((

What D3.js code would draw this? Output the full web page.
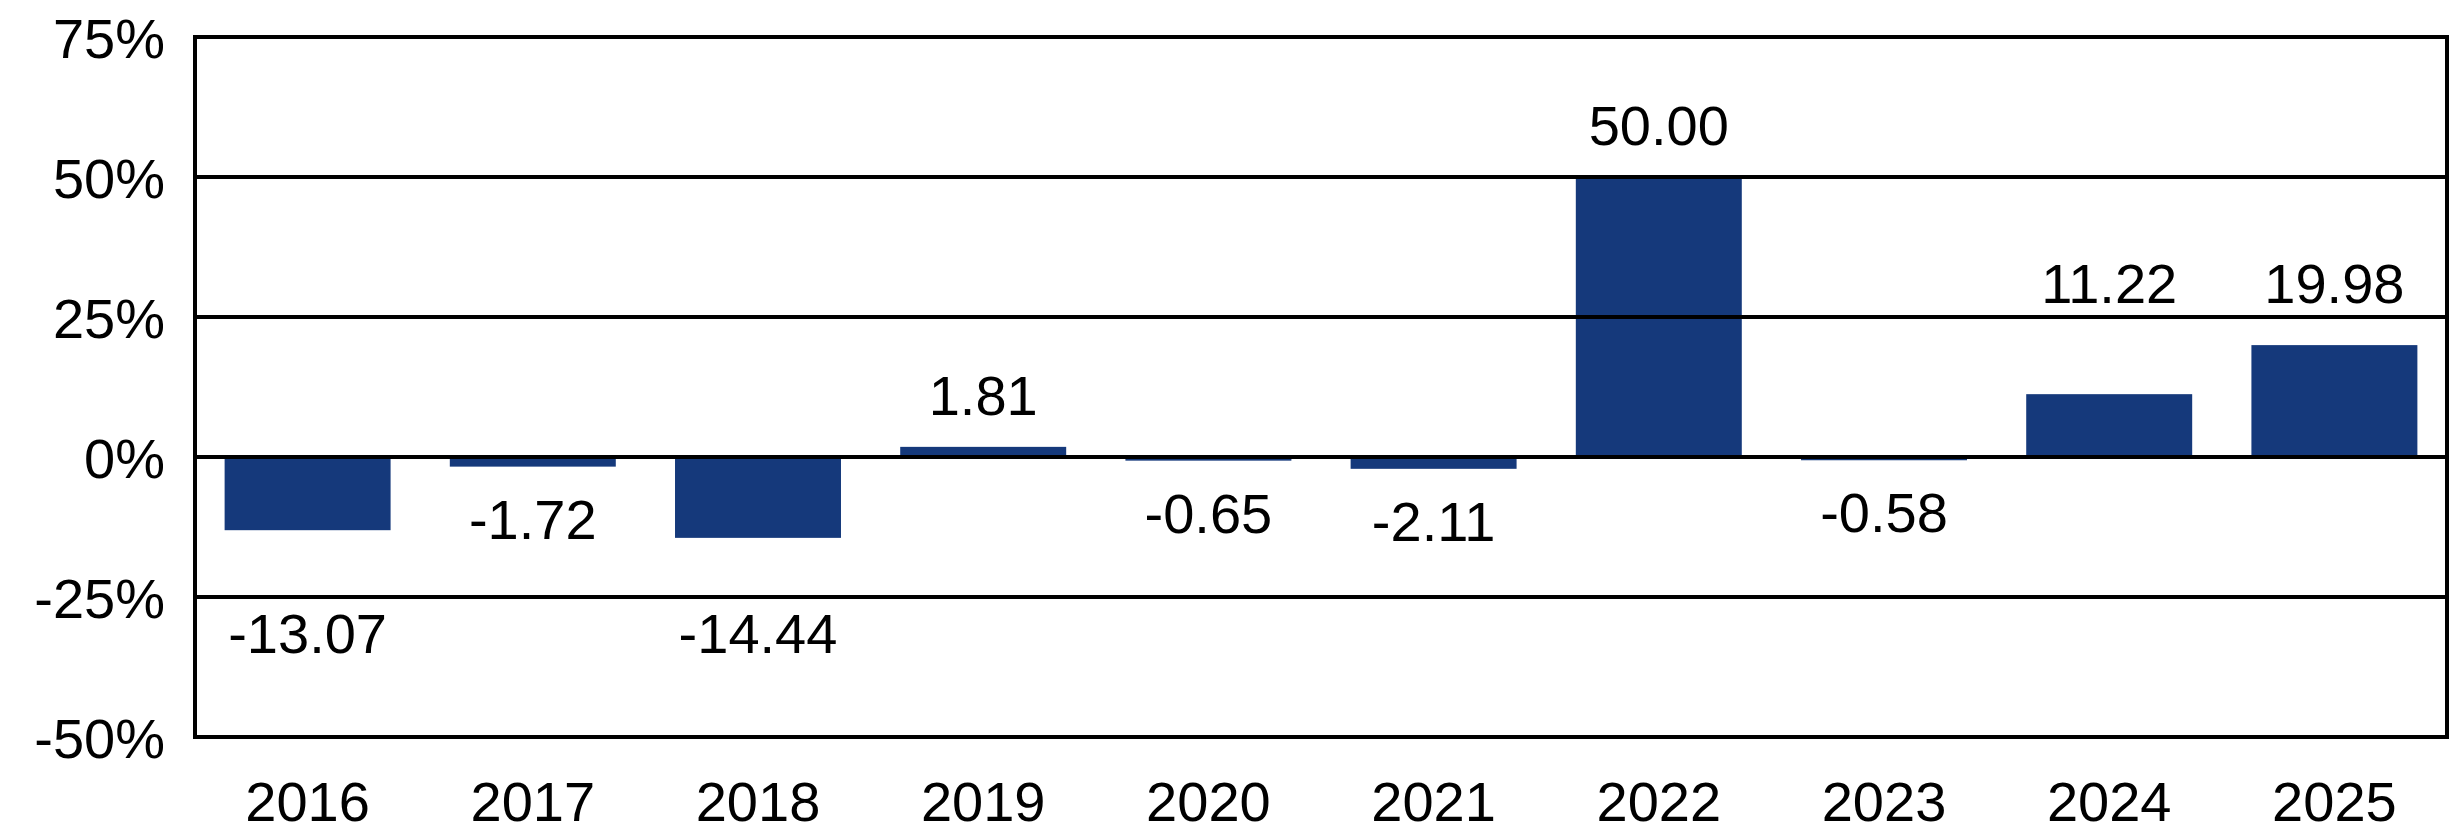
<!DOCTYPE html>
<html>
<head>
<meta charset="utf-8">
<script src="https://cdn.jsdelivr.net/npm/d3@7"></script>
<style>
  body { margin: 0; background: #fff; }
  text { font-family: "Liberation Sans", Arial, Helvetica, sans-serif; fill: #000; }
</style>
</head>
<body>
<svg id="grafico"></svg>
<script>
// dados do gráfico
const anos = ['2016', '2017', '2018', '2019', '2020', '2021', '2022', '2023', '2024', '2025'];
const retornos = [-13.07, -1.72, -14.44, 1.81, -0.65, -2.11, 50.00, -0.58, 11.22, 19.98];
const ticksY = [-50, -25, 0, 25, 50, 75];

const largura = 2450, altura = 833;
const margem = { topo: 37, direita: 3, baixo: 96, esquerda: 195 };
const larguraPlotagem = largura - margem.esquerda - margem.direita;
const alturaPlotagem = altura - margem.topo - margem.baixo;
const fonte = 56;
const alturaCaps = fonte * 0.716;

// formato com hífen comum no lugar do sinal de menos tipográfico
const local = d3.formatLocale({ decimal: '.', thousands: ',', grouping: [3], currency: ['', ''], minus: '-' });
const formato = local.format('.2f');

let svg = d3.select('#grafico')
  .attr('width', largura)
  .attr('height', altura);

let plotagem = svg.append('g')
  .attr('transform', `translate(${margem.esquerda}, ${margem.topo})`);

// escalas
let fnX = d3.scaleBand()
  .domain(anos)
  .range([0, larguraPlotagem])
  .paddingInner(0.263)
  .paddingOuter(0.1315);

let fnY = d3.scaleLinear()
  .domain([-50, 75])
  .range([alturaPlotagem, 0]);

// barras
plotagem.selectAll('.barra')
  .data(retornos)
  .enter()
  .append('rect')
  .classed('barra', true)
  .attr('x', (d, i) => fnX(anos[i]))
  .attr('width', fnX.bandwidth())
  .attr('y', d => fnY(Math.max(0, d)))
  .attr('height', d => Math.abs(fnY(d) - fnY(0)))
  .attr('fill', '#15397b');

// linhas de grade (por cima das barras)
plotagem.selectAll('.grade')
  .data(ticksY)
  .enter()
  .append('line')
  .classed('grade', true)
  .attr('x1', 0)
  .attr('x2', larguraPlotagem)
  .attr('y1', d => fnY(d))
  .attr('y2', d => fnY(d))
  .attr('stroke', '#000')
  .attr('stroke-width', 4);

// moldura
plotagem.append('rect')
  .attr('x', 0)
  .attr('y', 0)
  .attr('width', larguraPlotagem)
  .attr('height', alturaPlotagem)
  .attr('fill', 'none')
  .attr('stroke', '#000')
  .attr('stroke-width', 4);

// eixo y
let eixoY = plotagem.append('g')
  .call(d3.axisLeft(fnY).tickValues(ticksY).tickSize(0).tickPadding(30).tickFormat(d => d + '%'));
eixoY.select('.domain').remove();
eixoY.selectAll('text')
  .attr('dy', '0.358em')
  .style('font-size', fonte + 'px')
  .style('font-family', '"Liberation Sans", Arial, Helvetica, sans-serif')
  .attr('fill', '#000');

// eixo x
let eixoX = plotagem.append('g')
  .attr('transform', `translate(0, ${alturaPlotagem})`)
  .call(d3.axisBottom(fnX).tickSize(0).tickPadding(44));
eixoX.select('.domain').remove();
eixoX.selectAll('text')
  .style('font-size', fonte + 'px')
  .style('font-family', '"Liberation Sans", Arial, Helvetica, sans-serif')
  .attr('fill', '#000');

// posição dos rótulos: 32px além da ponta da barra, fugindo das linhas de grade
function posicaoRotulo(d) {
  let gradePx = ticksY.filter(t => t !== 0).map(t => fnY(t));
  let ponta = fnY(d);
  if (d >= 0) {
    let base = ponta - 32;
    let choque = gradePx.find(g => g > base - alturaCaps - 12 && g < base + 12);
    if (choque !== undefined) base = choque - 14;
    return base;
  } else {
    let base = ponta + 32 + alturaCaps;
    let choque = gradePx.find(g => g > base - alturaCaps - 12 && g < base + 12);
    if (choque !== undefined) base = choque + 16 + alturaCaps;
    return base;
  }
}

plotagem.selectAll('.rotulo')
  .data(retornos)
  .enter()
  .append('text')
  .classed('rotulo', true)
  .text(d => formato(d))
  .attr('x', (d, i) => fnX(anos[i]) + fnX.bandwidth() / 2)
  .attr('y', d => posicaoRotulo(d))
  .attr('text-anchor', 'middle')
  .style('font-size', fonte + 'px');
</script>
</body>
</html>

))
((

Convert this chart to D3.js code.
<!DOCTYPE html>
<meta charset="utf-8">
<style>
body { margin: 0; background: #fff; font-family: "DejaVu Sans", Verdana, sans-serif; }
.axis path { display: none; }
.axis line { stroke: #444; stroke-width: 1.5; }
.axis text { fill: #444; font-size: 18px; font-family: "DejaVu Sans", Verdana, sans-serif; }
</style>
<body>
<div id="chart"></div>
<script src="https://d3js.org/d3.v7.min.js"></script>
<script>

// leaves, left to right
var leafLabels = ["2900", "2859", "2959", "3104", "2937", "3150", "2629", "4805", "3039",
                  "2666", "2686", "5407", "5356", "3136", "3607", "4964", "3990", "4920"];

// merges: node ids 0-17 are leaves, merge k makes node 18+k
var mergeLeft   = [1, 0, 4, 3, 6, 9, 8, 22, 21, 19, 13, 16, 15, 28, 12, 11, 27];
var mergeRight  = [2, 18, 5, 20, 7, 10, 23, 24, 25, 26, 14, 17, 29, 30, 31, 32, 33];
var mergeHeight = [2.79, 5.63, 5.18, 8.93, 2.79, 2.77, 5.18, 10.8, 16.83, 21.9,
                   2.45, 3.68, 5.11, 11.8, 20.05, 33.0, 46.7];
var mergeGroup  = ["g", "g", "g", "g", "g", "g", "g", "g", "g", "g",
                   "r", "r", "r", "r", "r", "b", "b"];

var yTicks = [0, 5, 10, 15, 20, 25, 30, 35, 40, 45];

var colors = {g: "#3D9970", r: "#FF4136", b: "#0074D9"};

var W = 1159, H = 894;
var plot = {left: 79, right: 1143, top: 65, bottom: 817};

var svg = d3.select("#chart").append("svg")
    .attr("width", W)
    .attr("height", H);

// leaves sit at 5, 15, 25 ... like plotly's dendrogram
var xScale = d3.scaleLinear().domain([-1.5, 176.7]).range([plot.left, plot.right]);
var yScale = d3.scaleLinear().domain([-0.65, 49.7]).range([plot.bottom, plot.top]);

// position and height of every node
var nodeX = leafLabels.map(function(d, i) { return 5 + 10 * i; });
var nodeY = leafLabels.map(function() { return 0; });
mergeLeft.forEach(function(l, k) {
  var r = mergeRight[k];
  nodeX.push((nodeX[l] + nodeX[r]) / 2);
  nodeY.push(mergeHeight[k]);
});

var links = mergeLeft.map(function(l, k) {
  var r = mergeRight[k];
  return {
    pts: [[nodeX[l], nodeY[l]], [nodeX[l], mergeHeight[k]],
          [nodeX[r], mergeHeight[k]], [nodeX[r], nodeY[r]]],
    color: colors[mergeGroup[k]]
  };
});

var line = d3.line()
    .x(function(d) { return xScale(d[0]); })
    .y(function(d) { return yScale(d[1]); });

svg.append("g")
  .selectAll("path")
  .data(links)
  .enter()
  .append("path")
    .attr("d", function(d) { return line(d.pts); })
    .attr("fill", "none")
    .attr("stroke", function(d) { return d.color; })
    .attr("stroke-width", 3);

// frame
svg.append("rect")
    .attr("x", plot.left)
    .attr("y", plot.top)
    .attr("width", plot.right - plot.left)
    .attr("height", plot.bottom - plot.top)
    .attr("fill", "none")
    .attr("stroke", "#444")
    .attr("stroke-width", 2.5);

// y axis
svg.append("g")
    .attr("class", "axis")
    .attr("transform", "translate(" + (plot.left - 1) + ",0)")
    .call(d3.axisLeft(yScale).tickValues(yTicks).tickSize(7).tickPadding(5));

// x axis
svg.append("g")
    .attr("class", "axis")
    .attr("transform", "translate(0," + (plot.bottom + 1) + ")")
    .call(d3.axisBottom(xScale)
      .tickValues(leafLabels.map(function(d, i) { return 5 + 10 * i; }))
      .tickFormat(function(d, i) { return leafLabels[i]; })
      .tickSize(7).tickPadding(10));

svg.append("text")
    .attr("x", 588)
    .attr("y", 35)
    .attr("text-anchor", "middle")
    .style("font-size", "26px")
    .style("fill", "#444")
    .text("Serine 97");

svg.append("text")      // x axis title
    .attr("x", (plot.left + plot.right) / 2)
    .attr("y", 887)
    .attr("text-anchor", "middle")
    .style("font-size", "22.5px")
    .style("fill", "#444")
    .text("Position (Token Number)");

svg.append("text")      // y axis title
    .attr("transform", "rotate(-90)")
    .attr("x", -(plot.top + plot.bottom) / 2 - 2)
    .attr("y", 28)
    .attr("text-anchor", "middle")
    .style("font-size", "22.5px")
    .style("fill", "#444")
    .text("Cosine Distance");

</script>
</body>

))

OBJECTIVE:
Start with the line that includes "What D3.js code" and finish with the line that includes "const alturaCaps = fonte * 0.716;": reproduce those lines exactly, nothing before or after, and omit any pictures.

RESPONSE TO THIS EXERCISE:
What D3.js code would draw this? Output the full web page.
<!DOCTYPE html>
<html>
<head>
<meta charset="utf-8">
<script src="https://cdn.jsdelivr.net/npm/d3@7"></script>
<style>
  body { margin: 0; background: #fff; }
  text { font-family: "Liberation Sans", Arial, Helvetica, sans-serif; fill: #000; }
</style>
</head>
<body>
<svg id="grafico"></svg>
<script>
// dados do gráfico
const anos = ['2016', '2017', '2018', '2019', '2020', '2021', '2022', '2023', '2024', '2025'];
const retornos = [-13.07, -1.72, -14.44, 1.81, -0.65, -2.11, 50.00, -0.58, 11.22, 19.98];
const ticksY = [-50, -25, 0, 25, 50, 75];

const largura = 2450, altura = 833;
const margem = { topo: 37, direita: 3, baixo: 96, esquerda: 195 };
const larguraPlotagem = largura - margem.esquerda - margem.direita;
const alturaPlotagem = altura - margem.topo - margem.baixo;
const fonte = 56;
const alturaCaps = fonte * 0.716;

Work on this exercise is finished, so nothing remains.